In Department of Art, Students

Myleka Bevans’ choice to break artistic rules led to a variety of successes

Myleka Bevans

Senior art student Myleka Bevans is no stranger to grief. In 2016, her five-day-old baby girl passed away. Four years after the event, Bevans shared her experience through her exhibit titled “Encounters with Grief.” 

“I was thinking about working on this exhibit nonstop for a year and a half. I collected objects like stuffed animals and sympathy cards,” said Bevans. “But when the time came to move forward with the project, I found out I had just under a month to put it together. So I cried and then I put it together in four weeks.”

“In the art world, using certain readymade materials is often considered tacky and unprofessional,” Bevans continued. She took a chance when she collected the cards, flowers and stuffed animals for her installation. She had to intentionally curate her show to ensure it didn’t look like a gift shop. 

“Art is so fun because you can break the rules if you know what they are,” she said. “The objects from this exhibit are so silly because they are things you would never buy for yourself. But they’re very important for this specific exhibit.” The objects she selected, with their bright colors and soft surfaces, were intended to reflect the accumulation of heartfelt gifts given to those who are grieving. “When someone you love dies, it becomes vividly clear that there are people who love you,” she said.

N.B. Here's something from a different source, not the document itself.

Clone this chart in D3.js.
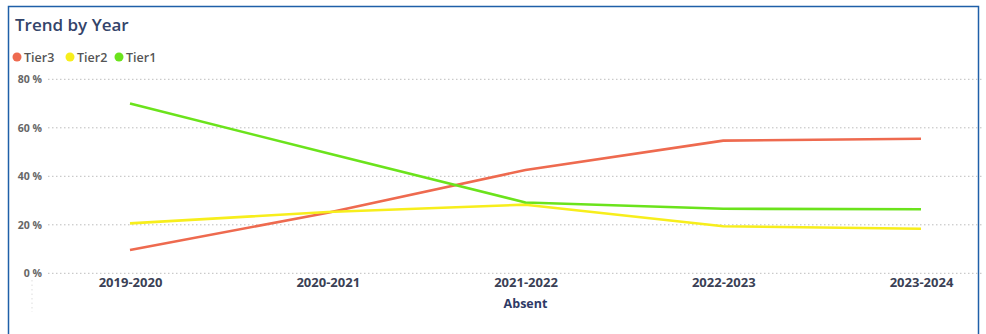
<!DOCTYPE html>
<html>
<head>
<meta charset="utf-8">
<script src="https://cdn.jsdelivr.net/npm/d3@7"></script>
<style>
  html, body { margin: 0; padding: 0; background: #fff; }
  svg { display: block; font-family: "Open Sans", "Noto Sans", sans-serif; }
</style>
</head>
<body>
<svg id="chart" width="986" height="334"></svg>
<script>
// School years on the x axis
const years = ["2019-2020", "2020-2021", "2021-2022", "2022-2023", "2023-2024"];

// Share of absent students per tier (percent)
const tier3 = [9.6, 25.0, 42.6, 54.7, 55.5];
const tier2 = [20.6, 25.3, 28.3, 19.4, 18.4];
const tier1 = [70.0, 49.5, 29.2, 26.6, 26.4];

const yTicks = [0, 20, 40, 60, 80];

const seriesNames = ["Tier3", "Tier2", "Tier1"];
const seriesColors = ["#EE6A4F", "#F7EE1C", "#6BE31C"];

const series = [
  { name: seriesNames[0], color: seriesColors[0], values: tier3 },
  { name: seriesNames[1], color: seriesColors[1], values: tier2 },
  { name: seriesNames[2], color: seriesColors[2], values: tier1 }
];

const svg = d3.select("#chart");

// Card frame
svg.append("rect")
  .attr("x", 8.5).attr("y", 6.5)
  .attr("width", 970).attr("height", 340)
  .attr("fill", "none")
  .attr("stroke", "#1F5FA8")
  .attr("stroke-width", 1.5);

// Title
svg.append("text")
  .attr("x", 15).attr("y", 31)
  .attr("font-size", 17)
  .attr("font-weight", 600)
  .attr("fill", "#34446A")
  .text("Trend by Year");

// Legend
const legendX = [17, 70, 119];
const legend = svg.append("g");
series.forEach((s, i) => {
  const g = legend.append("g").attr("transform", `translate(${legendX[i]},57)`);
  g.append("circle").attr("r", 4.5).attr("fill", s.color);
  g.append("text")
    .attr("x", 7).attr("y", 4.5)
    .attr("font-size", 12.5)
    .attr("font-weight", 600)
    .attr("fill", "#555")
    .text(s.name);
});

// Scales
const x = d3.scalePoint().domain(years).range([130, 921]);
const y = d3.scaleLinear().domain([0, 80]).range([273.3, 79.3]);

// Dotted gridlines
svg.append("g")
  .selectAll("line")
  .data(yTicks)
  .join("line")
  .attr("x1", 48).attr("x2", 982)
  .attr("y1", d => y(d)).attr("y2", d => y(d))
  .attr("stroke", "#bdbdbd")
  .attr("stroke-width", 1)
  .attr("stroke-dasharray", "1.5,2.5");

// Y axis labels
const yAxis = d3.axisLeft(y).tickValues(yTicks).tickSize(0).tickPadding(0)
  .tickFormat(d => d + " %");
svg.append("g")
  .attr("transform", "translate(42,0)")
  .call(yAxis)
  .call(g => g.select(".domain").remove())
  .call(g => g.selectAll("text")
    .attr("font-size", 10.5)
    .attr("font-weight", 700)
    .attr("fill", "#666")
    .attr("font-family", "\"Open Sans\", sans-serif"));

// X axis labels
const xAxis = d3.axisBottom(x).tickSize(0).tickPadding(0);
svg.append("g")
  .attr("transform", "translate(0,278)")
  .call(xAxis)
  .call(g => g.select(".domain").remove())
  .call(g => g.selectAll("text")
    .attr("font-size", 13)
    .attr("font-weight", 700)
    .attr("fill", "#3A3F55")
    .attr("font-family", "\"Open Sans\", sans-serif"));

// Axis title
svg.append("text")
  .attr("x", x("2021-2022")).attr("y", 308)
  .attr("text-anchor", "middle")
  .attr("font-size", 12.5)
  .attr("font-weight", 700)
  .attr("fill", "#2E3A66")
  .text("Absent");

// Faint vertical guide near the axis corner
svg.append("line")
  .attr("x1", 32).attr("x2", 32)
  .attr("y1", 280).attr("y2", 312)
  .attr("stroke", "#ddd")
  .attr("stroke-dasharray", "1.5,3");

// Lines
const line = d3.line()
  .x((d, i) => x(years[i]))
  .y(d => y(d));

svg.append("g")
  .selectAll("path")
  .data(series)
  .join("path")
  .attr("d", d => line(d.values))
  .attr("fill", "none")
  .attr("stroke", d => d.color)
  .attr("stroke-width", 2.6)
  .attr("stroke-linejoin", "round");
</script>
</body>
</html>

With the support of mentors from the Department of Art, including Jen Watson, Fidalis Buehler, Brian Christensen and Eric Edvalson, Bevans’ show came to life. The number of people reaching out to Bevans about their own experiences with grief was both wonderful and emotionally taxing. 

“I didn’t realize that other people don’t say how they feel —  they don’t allow themselves to feel how they feel,” said Bevans. “My artwork was this floodgate for these people to have an outlet for their grief.”

Bevans used mirrors and reflective balloons for people to see themselves in the grief

For Bevans, the risk of breaking the rules and the hours she spent on her exhibit paid off. As a result of her hard work, she was featured on a prestigious art account @thejealouscurator that has never before featured a student’s work. She also won an award from the BYU journal Inscape, and she is going to be the Utah Museum of Contemporary Art resident later this year.

Bevans is working towards her Bachelor of Fine Arts and will graduate this April. She also has her teaching license in art. As she continues in her career, Bevans has plans to collaborate on projects in Canada, Australia and Utah. She also hopes to teach art at a high school in Utah.